Here's my idea of the whole process:

Step one - (optional) - listen to a lot of music on the day of your free singing session... either from a single genre, or from various genres... depending on what you aim to achieve. Listening to music is done with the intention to give your mind something to work with, to put it in musical "mode" of thinking. Alternatively, you can intentionally abstain from listening to any kind of music for some time before the session, in order to make your mind clean, and to avoid unintentional / unconscious plagiarism.

Step two - (optional) - decide what kind of music you want to create... for example what kind of emotion it needs to show, what kind of idea it needs to express etc... For example if you want to write music inspired by a certain event or idea, you can try to focus for some time on that event or idea, and try to connect emotionally with it.

Step three - (optional) - brainstorming- vision creating. After you got in touch with the source of your inspiration, you can try to conceive a vision of the piece of music you want to create, what should it be like, what structure it should have, in the most general sense possible. Having just very rough idea is still fine.

Step four - (very optional) - you can drink some alcohol to unleash the creative side of your mind

*Step five- required - isolate yourself from the environment, calm your mind, relax... turn on the microphone and start sound recording. Whistle, hum, or sing whatever melodies comes to your mind... try to improvise, just go with the flow, sing/whistle without ending for a longish time... Get completely absorbed in it. When you're done, stop recording and save your sound file.
*

Steps six and seven - (required) Writing it down and editing it - Now that you some 60 minutes, for example, of raw musical material you can take the formed melodies from it, motives, themes, tunes, etc... and write them down as sheet music, and then use them for the creation of whole composition...

Or alternatively if your raw material already has some decent structure as a whole thing, you can simply write it down as sheet music, as is... perhaps with just some slight editing, tweaking here and there to polish it.

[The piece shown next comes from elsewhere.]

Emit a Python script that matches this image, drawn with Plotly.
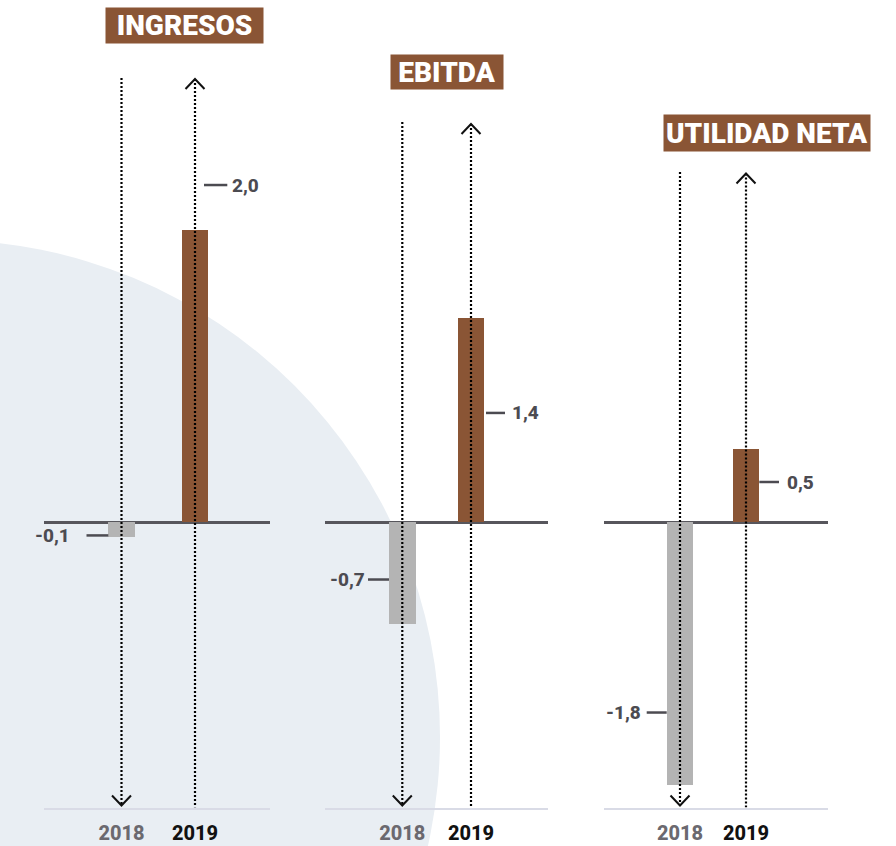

Since you can only sing monophonically, all you get is one melody line.

So you still need to write down in a traditional way scores for other voices, instruments, etc...
But this technique can give you one leading melody line that can be the basis for whole composition.

Of course, such music will be very natural and very conceivable, because you conceived it organically using your musical cognition and intuition.

What do you guys think of this technique?
Has anyone used it?
Would it indeed be useful?


----------



## MarkW (Feb 16, 2015)

Just do it. .


----------



## ZJovicic (Feb 26, 2017)

I can do it all the way up to step 5.

Steps 6 and 7 I can't do, because I can't correctly write down melodies as sheet music.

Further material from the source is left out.